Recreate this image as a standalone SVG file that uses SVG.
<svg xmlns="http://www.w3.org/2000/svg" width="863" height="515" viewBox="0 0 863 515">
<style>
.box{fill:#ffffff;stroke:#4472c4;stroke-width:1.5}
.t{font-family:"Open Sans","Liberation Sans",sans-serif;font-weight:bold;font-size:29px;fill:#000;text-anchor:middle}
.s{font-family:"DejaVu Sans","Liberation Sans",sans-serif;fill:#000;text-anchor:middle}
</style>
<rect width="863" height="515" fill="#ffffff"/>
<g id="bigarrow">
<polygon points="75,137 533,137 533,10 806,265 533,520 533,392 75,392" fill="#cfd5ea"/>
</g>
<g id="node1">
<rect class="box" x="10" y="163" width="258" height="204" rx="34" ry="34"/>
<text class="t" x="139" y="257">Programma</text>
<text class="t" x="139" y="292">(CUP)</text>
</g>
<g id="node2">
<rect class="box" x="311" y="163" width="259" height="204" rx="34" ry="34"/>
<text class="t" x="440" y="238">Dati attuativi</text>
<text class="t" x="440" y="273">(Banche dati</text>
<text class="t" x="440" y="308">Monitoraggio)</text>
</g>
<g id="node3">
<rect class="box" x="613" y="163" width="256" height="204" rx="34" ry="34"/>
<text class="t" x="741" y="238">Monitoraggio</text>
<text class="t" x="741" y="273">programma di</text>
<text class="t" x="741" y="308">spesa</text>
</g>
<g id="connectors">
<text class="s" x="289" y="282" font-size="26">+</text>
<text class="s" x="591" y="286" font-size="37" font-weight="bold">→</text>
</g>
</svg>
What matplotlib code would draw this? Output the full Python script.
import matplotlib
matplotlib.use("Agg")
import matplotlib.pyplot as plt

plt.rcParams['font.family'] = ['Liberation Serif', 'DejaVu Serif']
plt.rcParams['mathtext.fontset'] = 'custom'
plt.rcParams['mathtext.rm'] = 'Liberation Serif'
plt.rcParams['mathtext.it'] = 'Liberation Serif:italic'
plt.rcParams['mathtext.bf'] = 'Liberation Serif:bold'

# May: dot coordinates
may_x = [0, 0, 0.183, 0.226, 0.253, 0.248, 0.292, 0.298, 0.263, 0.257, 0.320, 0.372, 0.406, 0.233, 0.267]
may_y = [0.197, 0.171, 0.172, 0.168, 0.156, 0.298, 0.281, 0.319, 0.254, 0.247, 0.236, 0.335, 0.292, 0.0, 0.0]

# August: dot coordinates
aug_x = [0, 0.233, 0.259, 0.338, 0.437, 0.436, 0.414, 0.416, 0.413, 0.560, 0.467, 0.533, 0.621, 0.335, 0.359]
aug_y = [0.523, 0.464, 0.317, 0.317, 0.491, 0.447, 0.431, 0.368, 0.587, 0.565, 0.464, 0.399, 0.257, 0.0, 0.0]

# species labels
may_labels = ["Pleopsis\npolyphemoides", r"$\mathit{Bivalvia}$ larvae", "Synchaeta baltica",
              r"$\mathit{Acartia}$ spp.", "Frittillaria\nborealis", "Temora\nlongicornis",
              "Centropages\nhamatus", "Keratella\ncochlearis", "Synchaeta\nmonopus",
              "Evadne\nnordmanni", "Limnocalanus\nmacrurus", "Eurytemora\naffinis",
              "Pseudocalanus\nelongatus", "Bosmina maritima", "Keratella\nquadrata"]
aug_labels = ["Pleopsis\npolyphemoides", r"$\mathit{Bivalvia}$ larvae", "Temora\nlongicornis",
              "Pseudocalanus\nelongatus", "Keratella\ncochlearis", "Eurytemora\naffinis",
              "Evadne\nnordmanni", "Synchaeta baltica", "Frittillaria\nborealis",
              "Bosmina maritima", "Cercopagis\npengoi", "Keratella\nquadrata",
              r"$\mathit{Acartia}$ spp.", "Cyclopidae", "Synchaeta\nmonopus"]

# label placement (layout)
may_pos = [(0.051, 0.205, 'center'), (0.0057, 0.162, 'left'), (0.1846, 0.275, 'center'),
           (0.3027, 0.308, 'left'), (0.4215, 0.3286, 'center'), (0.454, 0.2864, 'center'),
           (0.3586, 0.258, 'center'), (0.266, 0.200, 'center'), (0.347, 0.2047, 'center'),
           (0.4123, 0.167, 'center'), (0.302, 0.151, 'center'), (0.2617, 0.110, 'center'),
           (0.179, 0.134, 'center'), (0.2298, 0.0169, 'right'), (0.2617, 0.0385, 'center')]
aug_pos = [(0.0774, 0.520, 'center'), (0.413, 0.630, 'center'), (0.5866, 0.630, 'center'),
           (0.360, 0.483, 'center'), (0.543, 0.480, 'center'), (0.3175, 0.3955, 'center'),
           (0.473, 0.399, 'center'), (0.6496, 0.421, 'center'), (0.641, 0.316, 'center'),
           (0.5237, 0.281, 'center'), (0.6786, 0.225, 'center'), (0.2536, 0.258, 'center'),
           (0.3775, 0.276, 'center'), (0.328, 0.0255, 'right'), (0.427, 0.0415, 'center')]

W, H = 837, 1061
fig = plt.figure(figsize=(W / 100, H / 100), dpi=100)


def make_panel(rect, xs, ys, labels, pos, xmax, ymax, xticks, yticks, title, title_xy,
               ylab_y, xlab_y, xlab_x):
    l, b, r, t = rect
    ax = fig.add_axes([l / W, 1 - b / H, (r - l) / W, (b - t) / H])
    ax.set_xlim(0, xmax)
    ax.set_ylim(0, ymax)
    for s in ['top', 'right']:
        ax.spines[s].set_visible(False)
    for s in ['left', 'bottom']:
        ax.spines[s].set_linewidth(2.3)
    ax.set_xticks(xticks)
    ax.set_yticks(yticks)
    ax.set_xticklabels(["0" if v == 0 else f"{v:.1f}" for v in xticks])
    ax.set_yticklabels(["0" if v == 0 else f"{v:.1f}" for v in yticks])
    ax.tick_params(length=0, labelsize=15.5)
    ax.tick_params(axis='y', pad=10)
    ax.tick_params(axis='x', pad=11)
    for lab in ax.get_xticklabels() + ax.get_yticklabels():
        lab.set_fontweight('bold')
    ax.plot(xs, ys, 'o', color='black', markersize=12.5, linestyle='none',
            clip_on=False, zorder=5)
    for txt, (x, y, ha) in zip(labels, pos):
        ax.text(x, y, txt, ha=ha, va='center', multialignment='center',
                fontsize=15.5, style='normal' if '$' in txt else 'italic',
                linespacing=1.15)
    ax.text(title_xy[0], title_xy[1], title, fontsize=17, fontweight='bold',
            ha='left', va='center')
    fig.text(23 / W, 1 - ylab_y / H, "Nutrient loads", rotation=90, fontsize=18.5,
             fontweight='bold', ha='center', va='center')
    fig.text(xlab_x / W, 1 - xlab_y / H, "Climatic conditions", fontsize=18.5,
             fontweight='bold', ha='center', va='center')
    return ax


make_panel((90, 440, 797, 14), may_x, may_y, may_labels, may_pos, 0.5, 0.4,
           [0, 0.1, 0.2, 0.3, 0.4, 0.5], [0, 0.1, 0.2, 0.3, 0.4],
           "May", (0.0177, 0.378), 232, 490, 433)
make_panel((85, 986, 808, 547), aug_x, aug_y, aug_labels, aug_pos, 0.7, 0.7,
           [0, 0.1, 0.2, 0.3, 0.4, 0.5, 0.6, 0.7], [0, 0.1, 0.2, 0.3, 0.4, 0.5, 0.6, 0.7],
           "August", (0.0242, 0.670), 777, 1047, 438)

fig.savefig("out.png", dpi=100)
--------------------------------------------------
> _EXERCISE_:
Which lines above run from the one containing "What matplotlib code" down to the one containing "plt.rcParams['mathtext.bf'] = 'Liberation"? Repeat exactly those, both ends included, and nothing else.

> _RESPONSE TO THIS EXERCISE_:
What matplotlib code would draw this? Output the full Python script.
import matplotlib
matplotlib.use("Agg")
import matplotlib.pyplot as plt

plt.rcParams['font.family'] = ['Liberation Serif', 'DejaVu Serif']
plt.rcParams['mathtext.fontset'] = 'custom'
plt.rcParams['mathtext.rm'] = 'Liberation Serif'
plt.rcParams['mathtext.it'] = 'Liberation Serif:italic'
plt.rcParams['mathtext.bf'] = 'Liberation Serif:bold'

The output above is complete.